Économies émergentes : modèles mixtes
Les économies émergentes sont clairement basées sur le marché, mais aucune n'embrasse le capitalisme pur. Même Hong Kong, l'économie la plus capitaliste alors même qu'elle était une colonie, fournissait des services sociaux efficaces et une éducation et des soins de santé publics universels. Au début des années 2000, l'économie de marché et les pressions associées pour la liberté et l'égalité détenaient un statut incontesté de système économique souhaitable.
Ce n'est pas la fin de l'histoire. Les débats, à juste titre, font rage dans les économies de marché démocratiques sur le juste équilibre entre la prospérité induite par le marché et l'égalité induite par l'État. Aux États-Unis, l'accent est actuellement mis sur les soins de santé, et en Europe et en Australasie sur le financement de l'enseignement supérieur. Dans tous les pays, les populations vieillissantes et les droits à pension archaïques posent de sérieux défis.
Au niveau mondial, les tensions entre puissances établies et puissances émergentes, contrairement à 1914-45, ne peuvent être réglées par une guerre totale. La présence d'armes de destruction massive, les problèmes environnementaux transfrontaliers et le réchauffement climatique, la responsabilité de protéger les citoyens contre les gouvernements barbares et les dangers des États voyous soulignent tous la nécessité d'une coopération internationale.
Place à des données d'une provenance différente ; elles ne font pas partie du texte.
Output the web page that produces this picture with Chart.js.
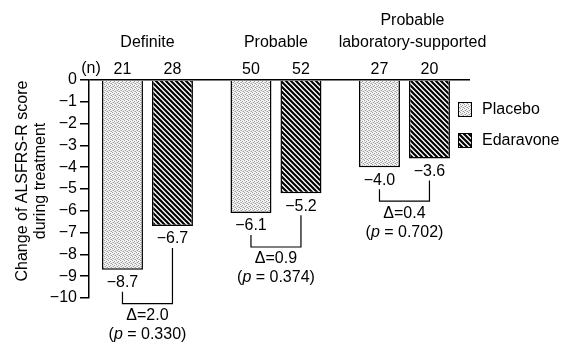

L'OMC, avec ses règles commerciales presque universellement acceptées et respectées malgré l'absence de mécanismes sérieux d'application, est un exemple de coopération imparfaite, mais fonctionnelle, mutuellement bénéfique. La gouvernance d'autres institutions multilatérales créées dans les années 1940 (l'ONU, le FMI et la Banque mondiale) nécessite clairement une réforme, tandis que certains problèmes mondiaux et régionaux peuvent nécessiter de nouvelles institutions. Des initiatives comme la Svalbard Global Seed Bank, qui est soutenue par des régimes aussi variés que le Zimbabwe, la Corée du Nord et la Syrie, offrent une assurance contre l'insuffisance de la biodiversité des cultures. Le XXIe siècle sera l'ère de la fraternité parce que la coopération sera nécessaire dans l'économie mondiale, même si le processus peut être lent et inégal.
Quelles sont les implications pour le futur proche ? Les politiciens qui s'insurgent contre le socialisme ou le marché adoptent toujours une position plus modérée après leur arrivée au pouvoir - non pas parce qu'ils sont intimidés par des forces extérieures, mais parce que c'est ce que veulent leurs électeurs. À tout moment, certains électeurs seront animés par des empiètements de l'État ou par des excès générés par le marché, mais ceux-ci ne peuvent pas être considérés de manière plausible comme des appels à un capitalisme sans entraves ou à une planification centrale. La réalité est celle de choix à l'intérieur d'une bande étroite dont les limites ont été déterminées par un quart de millénaire d'histoire économique.